**Source records**:
══════════
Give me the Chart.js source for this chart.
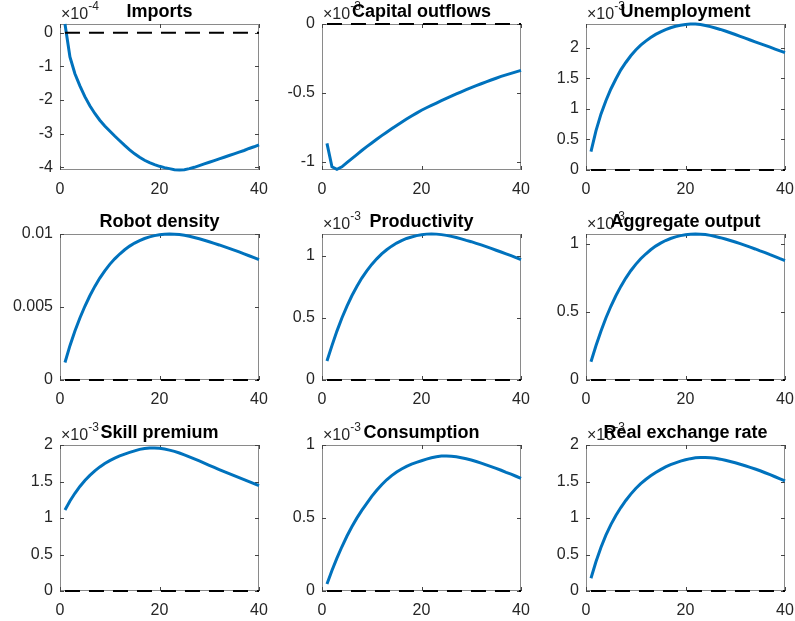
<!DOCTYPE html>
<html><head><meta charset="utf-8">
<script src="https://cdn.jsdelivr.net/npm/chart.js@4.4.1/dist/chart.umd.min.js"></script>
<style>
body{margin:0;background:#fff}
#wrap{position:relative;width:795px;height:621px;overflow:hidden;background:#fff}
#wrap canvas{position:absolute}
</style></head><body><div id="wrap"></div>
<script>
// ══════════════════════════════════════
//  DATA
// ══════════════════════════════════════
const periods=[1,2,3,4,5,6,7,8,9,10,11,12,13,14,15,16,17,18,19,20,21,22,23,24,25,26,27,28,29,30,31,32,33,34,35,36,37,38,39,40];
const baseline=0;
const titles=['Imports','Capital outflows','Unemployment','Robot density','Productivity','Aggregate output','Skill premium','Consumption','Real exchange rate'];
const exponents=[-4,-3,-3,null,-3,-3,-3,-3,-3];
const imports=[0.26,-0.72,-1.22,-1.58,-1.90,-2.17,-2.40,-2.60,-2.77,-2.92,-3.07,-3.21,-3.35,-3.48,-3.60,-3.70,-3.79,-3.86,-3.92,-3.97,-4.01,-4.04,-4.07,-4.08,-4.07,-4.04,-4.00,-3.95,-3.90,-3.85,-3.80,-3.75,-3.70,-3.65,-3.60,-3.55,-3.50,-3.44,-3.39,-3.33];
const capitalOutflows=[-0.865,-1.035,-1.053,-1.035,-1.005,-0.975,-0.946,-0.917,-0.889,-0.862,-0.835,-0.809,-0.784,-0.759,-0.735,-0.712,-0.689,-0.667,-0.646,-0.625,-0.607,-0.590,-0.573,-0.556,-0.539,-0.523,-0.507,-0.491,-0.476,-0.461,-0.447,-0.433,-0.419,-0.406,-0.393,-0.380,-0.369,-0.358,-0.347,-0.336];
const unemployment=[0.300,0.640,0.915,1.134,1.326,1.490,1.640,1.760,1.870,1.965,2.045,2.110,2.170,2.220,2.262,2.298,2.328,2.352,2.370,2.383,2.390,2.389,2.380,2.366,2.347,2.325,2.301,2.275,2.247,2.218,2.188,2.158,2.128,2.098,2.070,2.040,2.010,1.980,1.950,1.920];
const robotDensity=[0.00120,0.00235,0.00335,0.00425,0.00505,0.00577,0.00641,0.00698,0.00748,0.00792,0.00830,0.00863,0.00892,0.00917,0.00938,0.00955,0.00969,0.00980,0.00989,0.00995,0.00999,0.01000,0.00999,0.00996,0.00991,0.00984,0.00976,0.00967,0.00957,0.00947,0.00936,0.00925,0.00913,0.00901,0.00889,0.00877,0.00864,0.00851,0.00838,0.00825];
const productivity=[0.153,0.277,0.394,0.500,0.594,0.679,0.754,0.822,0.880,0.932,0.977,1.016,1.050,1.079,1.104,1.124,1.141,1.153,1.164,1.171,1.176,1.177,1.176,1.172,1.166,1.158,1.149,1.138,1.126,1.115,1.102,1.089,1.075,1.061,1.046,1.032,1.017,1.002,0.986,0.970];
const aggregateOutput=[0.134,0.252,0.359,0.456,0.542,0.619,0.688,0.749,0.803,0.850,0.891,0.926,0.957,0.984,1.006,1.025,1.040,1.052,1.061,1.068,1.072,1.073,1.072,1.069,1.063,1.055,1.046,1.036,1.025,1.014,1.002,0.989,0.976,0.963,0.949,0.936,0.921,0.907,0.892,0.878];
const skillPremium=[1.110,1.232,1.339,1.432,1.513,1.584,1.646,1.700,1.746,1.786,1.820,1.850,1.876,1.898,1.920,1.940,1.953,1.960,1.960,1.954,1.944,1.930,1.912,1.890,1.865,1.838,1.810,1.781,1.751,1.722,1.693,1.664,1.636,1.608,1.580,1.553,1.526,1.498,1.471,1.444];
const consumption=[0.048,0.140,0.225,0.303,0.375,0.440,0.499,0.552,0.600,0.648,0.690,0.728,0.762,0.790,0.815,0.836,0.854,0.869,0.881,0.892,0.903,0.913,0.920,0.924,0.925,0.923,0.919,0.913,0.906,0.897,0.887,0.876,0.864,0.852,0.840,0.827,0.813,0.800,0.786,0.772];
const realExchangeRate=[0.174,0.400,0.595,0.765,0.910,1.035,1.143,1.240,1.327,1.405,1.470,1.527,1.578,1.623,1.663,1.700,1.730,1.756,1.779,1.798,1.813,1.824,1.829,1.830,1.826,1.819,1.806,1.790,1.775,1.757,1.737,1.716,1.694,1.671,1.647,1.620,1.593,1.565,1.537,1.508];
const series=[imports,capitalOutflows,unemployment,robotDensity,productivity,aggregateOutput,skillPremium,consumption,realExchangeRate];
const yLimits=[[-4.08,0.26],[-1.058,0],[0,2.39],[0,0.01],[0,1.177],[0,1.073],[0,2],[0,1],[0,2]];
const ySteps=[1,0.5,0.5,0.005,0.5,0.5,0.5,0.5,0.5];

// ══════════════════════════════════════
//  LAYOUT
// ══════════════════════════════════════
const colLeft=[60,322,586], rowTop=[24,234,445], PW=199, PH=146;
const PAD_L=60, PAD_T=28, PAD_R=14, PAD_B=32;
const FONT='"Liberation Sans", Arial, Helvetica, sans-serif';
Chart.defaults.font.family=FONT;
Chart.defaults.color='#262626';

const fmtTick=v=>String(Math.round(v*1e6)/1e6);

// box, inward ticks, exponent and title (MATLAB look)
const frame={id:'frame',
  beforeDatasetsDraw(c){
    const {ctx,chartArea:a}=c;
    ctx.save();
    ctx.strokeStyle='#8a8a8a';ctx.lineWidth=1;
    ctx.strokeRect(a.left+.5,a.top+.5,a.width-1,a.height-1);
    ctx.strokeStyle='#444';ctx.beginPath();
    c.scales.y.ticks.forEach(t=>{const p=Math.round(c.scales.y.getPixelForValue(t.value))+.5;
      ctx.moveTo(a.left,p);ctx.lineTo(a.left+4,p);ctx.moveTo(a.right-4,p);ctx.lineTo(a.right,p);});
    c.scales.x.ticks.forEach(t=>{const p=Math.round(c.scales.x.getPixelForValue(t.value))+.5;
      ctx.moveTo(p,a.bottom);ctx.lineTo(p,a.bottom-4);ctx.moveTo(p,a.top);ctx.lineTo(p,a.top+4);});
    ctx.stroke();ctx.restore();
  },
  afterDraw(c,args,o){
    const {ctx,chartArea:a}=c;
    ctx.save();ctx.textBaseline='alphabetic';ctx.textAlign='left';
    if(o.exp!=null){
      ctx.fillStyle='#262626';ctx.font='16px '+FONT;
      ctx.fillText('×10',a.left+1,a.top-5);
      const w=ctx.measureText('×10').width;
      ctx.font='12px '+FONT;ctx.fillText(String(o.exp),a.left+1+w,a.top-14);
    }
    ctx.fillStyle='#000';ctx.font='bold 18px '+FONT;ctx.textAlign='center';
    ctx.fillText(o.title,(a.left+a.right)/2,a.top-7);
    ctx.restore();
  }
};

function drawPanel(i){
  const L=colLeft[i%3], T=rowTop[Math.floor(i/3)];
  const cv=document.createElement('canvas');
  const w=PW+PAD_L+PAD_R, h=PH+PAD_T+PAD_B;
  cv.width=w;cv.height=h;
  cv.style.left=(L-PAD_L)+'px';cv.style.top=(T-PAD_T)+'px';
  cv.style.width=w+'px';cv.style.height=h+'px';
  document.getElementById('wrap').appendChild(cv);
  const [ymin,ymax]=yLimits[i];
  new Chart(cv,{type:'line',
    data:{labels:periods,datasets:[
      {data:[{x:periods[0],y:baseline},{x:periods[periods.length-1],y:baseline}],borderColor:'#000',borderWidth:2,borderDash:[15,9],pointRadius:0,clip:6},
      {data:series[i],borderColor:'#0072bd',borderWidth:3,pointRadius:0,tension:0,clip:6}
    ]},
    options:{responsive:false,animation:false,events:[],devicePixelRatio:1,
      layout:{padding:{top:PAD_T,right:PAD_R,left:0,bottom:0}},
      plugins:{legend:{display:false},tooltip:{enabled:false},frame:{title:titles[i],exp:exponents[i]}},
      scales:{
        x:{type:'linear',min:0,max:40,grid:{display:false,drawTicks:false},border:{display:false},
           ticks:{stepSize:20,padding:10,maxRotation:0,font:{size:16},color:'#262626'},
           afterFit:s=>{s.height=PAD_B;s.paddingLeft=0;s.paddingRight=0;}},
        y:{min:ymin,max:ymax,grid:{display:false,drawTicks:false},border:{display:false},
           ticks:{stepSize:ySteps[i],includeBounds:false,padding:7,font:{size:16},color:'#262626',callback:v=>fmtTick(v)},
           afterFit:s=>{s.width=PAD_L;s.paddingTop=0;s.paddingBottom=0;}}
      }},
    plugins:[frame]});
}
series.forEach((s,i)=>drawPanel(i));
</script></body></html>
══════════
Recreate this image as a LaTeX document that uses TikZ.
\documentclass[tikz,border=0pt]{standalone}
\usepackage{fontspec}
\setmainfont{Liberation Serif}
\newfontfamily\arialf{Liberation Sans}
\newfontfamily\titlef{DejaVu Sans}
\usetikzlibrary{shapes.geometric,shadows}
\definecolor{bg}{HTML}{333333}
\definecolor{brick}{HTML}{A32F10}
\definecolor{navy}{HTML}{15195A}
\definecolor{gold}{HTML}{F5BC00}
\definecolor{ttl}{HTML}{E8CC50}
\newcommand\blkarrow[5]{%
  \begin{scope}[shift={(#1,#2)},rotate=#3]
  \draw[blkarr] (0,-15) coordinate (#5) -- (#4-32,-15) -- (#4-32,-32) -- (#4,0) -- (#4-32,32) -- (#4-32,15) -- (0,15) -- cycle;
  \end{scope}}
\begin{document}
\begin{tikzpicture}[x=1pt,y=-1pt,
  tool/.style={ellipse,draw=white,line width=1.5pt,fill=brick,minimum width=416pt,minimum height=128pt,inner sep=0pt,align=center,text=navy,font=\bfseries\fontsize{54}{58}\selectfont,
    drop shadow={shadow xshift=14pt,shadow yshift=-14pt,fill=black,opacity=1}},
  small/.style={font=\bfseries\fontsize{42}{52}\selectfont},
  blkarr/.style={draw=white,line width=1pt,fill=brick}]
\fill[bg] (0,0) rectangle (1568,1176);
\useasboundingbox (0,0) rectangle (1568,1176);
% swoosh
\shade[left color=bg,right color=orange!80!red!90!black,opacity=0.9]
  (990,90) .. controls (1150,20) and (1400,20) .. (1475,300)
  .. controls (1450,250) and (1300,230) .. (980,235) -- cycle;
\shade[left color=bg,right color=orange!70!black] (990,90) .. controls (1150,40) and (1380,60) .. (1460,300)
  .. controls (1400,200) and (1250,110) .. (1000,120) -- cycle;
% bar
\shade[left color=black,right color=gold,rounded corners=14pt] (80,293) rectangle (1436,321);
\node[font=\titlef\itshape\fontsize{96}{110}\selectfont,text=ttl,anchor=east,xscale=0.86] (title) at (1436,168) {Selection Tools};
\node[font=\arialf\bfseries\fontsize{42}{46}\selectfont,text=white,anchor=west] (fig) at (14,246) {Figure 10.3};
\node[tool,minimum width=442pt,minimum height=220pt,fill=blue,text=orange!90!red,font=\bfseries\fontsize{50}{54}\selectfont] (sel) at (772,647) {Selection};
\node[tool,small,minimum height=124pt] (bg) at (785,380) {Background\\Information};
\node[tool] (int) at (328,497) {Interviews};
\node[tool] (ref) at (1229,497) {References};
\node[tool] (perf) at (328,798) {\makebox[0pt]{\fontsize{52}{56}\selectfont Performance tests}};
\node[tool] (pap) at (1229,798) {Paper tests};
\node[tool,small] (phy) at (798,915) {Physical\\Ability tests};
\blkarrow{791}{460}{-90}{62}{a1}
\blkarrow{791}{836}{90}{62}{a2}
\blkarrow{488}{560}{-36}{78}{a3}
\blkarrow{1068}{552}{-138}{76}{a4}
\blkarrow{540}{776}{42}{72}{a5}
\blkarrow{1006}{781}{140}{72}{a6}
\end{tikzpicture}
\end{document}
══════════
Using the listing, copy every line where the word "this" shows up.

Give me the Chart.js source for this chart.
Recreate this image as a LaTeX document that uses TikZ.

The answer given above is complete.